Migrate and Using ZFS on Centos
After I learned what is lvm, I started to use it every time. Creating volumes, resizing them, snapshots,… They are wonderful tools for managing disks. Especially msdos disk label sucks. After gpt I didn’t change my mind. Especially using lvm at at libvirt feels like I am the god of the disks.
However one month ago I started using ZFS. In centos it is not official repo. However I add zfsonlinux repo and start using zfs. It is very important that both install kernel-devel and zfs at the same time or install kernel-devel before zfs. Beacuse there is no dependency between zfs and kernel-devel however, zfs needs to be compiled with kernel. Hence if your system is not up-to-date, please update and reboot your system, if there is a kernel update. If you are an advanced user, you can also install kernel-devel package with the version you are using at the kernel.

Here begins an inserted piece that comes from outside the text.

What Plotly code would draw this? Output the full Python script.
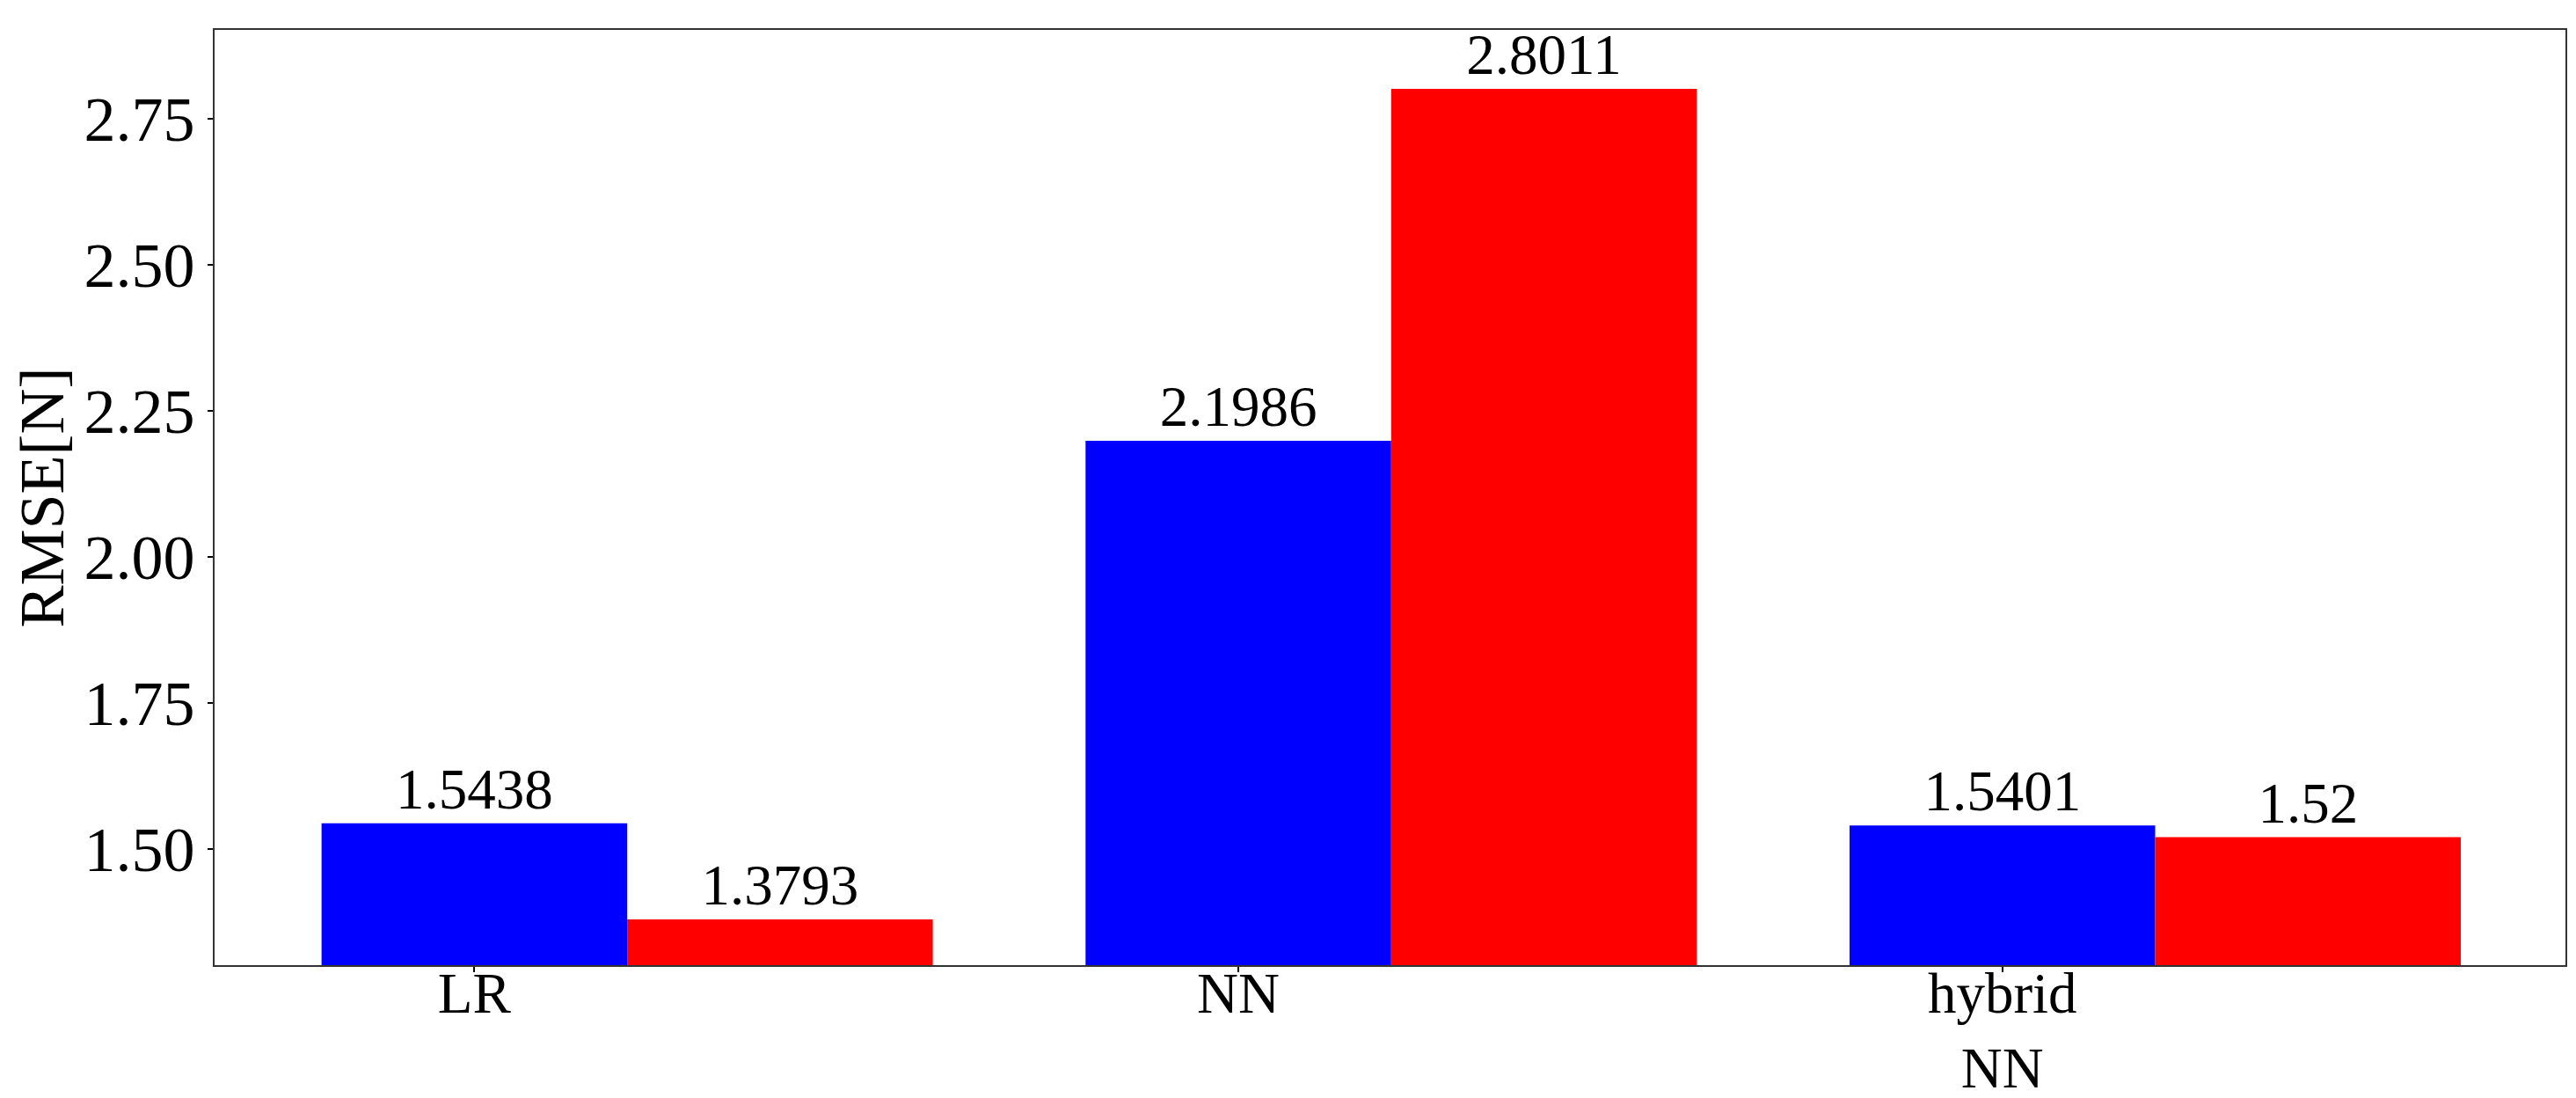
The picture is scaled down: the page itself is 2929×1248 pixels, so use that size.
import plotly.graph_objects as go

categories = ["LR", "NN", "hybrid<br>NN"]
positions = [0, 1, 2]
series_a = [1.5438, 2.1986, 1.5401]
series_b = [1.3793, 2.8011, 1.52]
y_ticks = [1.50, 1.75, 2.00, 2.25, 2.50, 2.75]

FONT = "Liberation Serif"

fig = go.Figure()
fig.add_trace(go.Bar(
    x=positions, y=series_a, width=0.4, offset=-0.2,
    marker=dict(color="#0000ff", line=dict(width=0)),
    text=[f"{v:g}" for v in series_a], textposition="outside",
    textfont=dict(family=FONT, size=65, color="black"),
    cliponaxis=False, showlegend=False,
))
fig.add_trace(go.Bar(
    x=positions, y=series_b, width=0.4, offset=0.2,
    marker=dict(color="#ff0000", line=dict(width=0)),
    text=[f"{v:g}" for v in series_b], textposition="outside",
    textfont=dict(family=FONT, size=65, color="black"),
    cliponaxis=False, showlegend=False,
))

fig.update_layout(
    width=2929, height=1248,
    margin=dict(l=236, r=20, t=26, b=159, autoexpand=False),
    paper_bgcolor="white", plot_bgcolor="white",
    barmode="overlay",
    font=dict(family=FONT, color="black"),
)
fig.update_xaxes(
    range=[-0.34, 2.737],
    tickvals=positions, ticktext=categories,
    tickfont=dict(family=FONT, size=65, color="black"),
    ticks="outside", ticklen=6, tickwidth=1.5, tickcolor="black",
    ticklabelstandoff=-32,
    showline=True, linecolor="#333333", linewidth=2, mirror=True,
    showgrid=False, zeroline=False,
)
fig.update_yaxes(
    range=[1.301, 2.902],
    tickvals=y_ticks, tickformat=".2f",
    tickfont=dict(family=FONT, size=72, color="black"),
    ticks="outside", ticklen=6, tickwidth=1.5, tickcolor="black",
    showline=True, linecolor="#333333", linewidth=2, mirror=True,
    showgrid=False, zeroline=False,
    title=dict(text="RMSE[N]", font=dict(family=FONT, size=72, color="black"), standoff=12),
)

fig.write_html("out.html")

I have four 1TB hard disks. I configured them with RAID10 and lvm and I don’t have any backup system. And I also have a lot of data on my existing system. However I migrate to ZFS on-the-fly. For my system it is easy, but it is not always possible.
In 4 disks raid10 you have 2 identical strips with 2 disks. Assume disks and raid are
/dev/sdb
/dev/sdc
/dev/sdd
/dev/sde
/dev/md100
For which disks I need to fail and remove I used to check configuration of raid
cat /proc/mdstat
...
md100 : active raid10 sdb[0] sdc[1] sdd[2] sde[3]
xxxxxxx blocks xxK chunks 2 near-copies [4/4] [UUUU]
...
From these output I know that raid uses near-copies that sdb and sdc are identical and sdd and sde are identical. I failed and removed one of strips.
mdadm /dev/md100 -f /dev/sdc
mdadm /dev/md100 -f /dev/sde
mdadm /dev/md100 -r /dev/sdc
mdadm /dev/md100 -r /dev/sde
After that I have 2 empty disks. Then I create two sparse files with size 1TB and setup loop device.
dd if=/dev/zero of=/tmp/disk1.bin bs=1K count=1 seek=1G
losetup /dev/loop1 /tmp/disk1.bin
dd if=/dev/zero of=/tmp/disk2.bin bs=1K count=1 seek=1G
losetup /dev/loop2 /tmp/disk2.bin
Sparse files advantage is they do not use any disk area if any data is written on them. As an example /tmp/disk1.bin and /tmp/disk2.bin uses only 2KB space on /tmp. After that I create a raidz2 zfs pool with 2 real disks and 2 loop disks and then mark two loop disks offline.
zpool create myzfs raidz2 /dev/loop1 /dev/loop2 /dev/sdc /dev/sde
zpool offline myzfs /dev/loop1
zpool offline myzfs /dev/loop2
Creating a zfs pool with name myzfs creates default zfs file system and mounts it to the /myzfs folder. After creating pool you can create zfs file systems and volumes (same as lvm logical volumes). You can configure mount point of zfs file system and quota and volume size of zfs volume. I create a temporary zfs volume for data migration without quota and mount point as /mnt/temp-data and I rsync my data.
zfs create -o mountpoint=/mnt/temp-data myfs/temp-data
rsync -ar /mnt/data /mnt/temp-data
Then my cpu start using 100%. Then I stopped rsync. After some research I need to change xattr property to sa if I am using centos. Then continue rsync (good cpu).
zfs set xattr=sa myzfs
rsync -ar /mnt/data/ /mnt/temp-data
However I started using so much memory. I learned that zfs uses memory so much (1GB for each 1TB). ZFS has two cache: primary and secondary and for caching zfs has tree values: all, metadata and none. I set primary cache to metadata.
zfs set primarycache=metadata myzfs
Memory consumptions is now lower. However speed is low. I need a secondary cache. Some research of other zfs configurations in the world. I seed that in server environment admins uses ssd disks for cache (read cache) and log (like write cache). I bought and ssd disk and create two partition one for cache and one for log. And attached them to my pool.
zpool add myzfs log /dev/sdf1
zpool add myzfs cache /dev/sdf2
I reached good speeds. After rsync of my data, I fully removed raid setup and replace loop disks.
mdadm --stop /dev/md100
zpool replace myzfs /dev/loop1 /dev/sdb
zpool replace myzfs /dev/loop2 /dev/sdd
losetup -d /dev/loop1
losetup -d /dev/loop2
rm -f /tmp/disk1.bin /tmp/disk2.bin
Now zpool start recovering the pool.
Migration is completed.
After that, I started to planning and creating file systems and volumes on my zpool.
For next days I will write about virtual machine cloning with zfs.